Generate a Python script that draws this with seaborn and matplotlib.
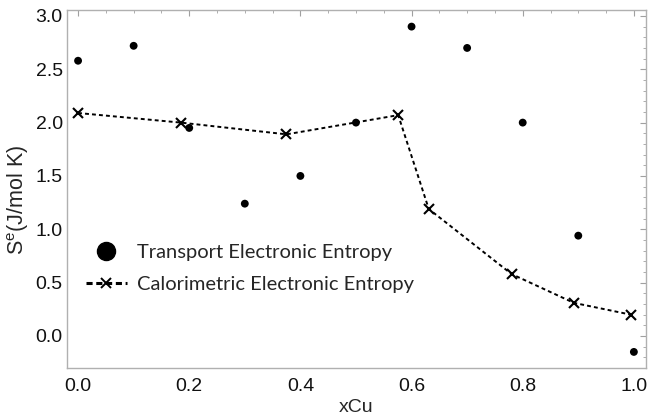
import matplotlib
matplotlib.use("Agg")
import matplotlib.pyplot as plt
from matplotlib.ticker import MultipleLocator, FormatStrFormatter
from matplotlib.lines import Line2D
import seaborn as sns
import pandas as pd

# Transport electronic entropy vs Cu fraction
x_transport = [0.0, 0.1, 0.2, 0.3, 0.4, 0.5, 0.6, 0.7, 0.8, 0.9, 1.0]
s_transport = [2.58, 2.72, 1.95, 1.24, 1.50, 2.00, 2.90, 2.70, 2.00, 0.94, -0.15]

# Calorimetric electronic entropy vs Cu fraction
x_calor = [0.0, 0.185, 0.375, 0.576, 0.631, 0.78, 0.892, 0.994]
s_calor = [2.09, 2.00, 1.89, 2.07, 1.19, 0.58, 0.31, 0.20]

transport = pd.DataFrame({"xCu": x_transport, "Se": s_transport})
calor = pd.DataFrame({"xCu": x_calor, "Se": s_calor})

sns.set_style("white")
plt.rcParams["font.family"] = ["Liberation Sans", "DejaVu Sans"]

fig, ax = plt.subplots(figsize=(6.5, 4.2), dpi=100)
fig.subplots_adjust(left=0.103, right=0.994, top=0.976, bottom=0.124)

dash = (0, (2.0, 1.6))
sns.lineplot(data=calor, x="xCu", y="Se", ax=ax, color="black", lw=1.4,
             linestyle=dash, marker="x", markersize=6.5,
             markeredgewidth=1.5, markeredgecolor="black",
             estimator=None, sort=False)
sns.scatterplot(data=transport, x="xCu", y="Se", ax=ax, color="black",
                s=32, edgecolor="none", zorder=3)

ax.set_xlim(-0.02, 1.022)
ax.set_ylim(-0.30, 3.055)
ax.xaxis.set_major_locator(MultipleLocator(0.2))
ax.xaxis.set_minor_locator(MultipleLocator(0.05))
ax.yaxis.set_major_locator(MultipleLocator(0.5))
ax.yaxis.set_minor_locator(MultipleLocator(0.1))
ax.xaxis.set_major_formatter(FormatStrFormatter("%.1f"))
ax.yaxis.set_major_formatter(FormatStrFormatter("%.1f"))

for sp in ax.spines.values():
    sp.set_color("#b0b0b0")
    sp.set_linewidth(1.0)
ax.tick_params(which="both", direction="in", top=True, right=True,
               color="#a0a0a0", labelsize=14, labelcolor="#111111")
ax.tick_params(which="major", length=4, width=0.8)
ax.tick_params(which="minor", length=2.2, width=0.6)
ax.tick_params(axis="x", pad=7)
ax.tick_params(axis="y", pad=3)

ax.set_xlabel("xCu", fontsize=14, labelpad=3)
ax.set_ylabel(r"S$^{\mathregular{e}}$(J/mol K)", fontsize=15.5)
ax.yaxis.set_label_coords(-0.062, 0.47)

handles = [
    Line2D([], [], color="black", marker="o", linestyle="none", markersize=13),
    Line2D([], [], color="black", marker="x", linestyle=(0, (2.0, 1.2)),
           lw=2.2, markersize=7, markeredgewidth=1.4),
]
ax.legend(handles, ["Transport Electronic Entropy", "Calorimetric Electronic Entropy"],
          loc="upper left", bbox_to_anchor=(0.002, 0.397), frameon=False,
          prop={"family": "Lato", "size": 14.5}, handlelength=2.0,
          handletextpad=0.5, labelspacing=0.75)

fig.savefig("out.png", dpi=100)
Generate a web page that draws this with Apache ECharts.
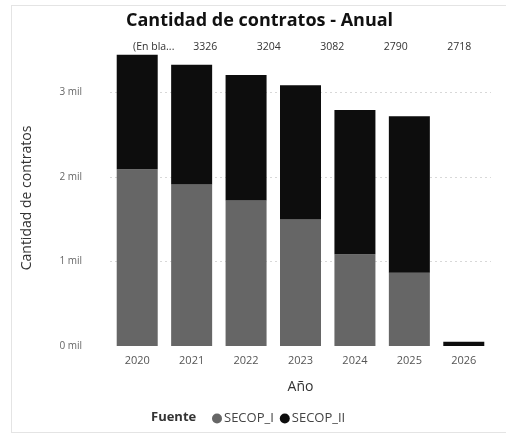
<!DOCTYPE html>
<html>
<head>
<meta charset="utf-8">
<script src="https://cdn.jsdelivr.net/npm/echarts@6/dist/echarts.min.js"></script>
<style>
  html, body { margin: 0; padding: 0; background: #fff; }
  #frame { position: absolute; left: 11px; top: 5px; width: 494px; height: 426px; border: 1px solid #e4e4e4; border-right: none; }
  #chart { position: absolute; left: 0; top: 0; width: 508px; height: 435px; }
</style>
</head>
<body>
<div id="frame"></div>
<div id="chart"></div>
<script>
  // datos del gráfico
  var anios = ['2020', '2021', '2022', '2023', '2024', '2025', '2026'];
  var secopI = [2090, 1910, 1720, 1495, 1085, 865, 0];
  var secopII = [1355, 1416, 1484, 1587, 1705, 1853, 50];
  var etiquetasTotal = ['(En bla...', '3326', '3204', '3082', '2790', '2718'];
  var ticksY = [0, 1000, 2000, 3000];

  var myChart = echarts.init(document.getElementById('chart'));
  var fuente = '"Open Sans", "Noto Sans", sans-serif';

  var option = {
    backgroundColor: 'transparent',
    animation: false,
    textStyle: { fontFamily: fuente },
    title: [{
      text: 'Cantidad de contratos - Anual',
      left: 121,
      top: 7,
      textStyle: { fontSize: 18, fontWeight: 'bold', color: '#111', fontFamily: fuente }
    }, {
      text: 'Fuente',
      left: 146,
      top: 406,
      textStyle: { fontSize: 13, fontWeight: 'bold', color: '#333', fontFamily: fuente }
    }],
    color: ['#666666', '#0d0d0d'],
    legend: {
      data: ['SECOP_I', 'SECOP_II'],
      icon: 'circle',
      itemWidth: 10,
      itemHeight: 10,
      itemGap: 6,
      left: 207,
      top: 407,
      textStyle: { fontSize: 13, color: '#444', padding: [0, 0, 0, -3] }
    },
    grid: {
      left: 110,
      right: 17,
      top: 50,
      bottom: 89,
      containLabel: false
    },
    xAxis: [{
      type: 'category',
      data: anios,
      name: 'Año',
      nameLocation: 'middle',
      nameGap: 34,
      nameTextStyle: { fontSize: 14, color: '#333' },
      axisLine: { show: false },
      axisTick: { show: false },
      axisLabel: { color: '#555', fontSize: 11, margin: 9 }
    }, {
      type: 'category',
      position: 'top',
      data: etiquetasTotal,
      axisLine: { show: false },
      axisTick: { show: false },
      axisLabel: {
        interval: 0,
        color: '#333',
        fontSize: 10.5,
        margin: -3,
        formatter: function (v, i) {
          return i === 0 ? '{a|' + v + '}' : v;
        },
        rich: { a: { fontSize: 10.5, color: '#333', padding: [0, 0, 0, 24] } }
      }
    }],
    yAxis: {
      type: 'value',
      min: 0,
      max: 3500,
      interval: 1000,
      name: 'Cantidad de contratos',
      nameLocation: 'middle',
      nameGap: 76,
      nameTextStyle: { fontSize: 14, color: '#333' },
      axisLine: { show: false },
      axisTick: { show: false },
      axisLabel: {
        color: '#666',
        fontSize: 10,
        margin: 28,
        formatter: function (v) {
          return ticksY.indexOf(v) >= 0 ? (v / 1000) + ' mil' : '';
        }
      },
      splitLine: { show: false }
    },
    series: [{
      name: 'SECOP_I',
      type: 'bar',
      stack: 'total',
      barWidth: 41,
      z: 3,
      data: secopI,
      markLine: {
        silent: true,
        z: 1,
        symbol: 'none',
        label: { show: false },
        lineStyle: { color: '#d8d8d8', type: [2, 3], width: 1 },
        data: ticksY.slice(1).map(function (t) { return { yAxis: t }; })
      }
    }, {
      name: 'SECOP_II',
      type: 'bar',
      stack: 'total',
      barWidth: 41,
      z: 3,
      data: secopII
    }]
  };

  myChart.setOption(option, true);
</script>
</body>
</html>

________________________________________

:: Exercise ::
Select the lines from the entries that include the word "draws".

:: Correct output ::
Generate a Python script that draws this with seaborn and matplotlib.
Generate a web page that draws this with Apache ECharts.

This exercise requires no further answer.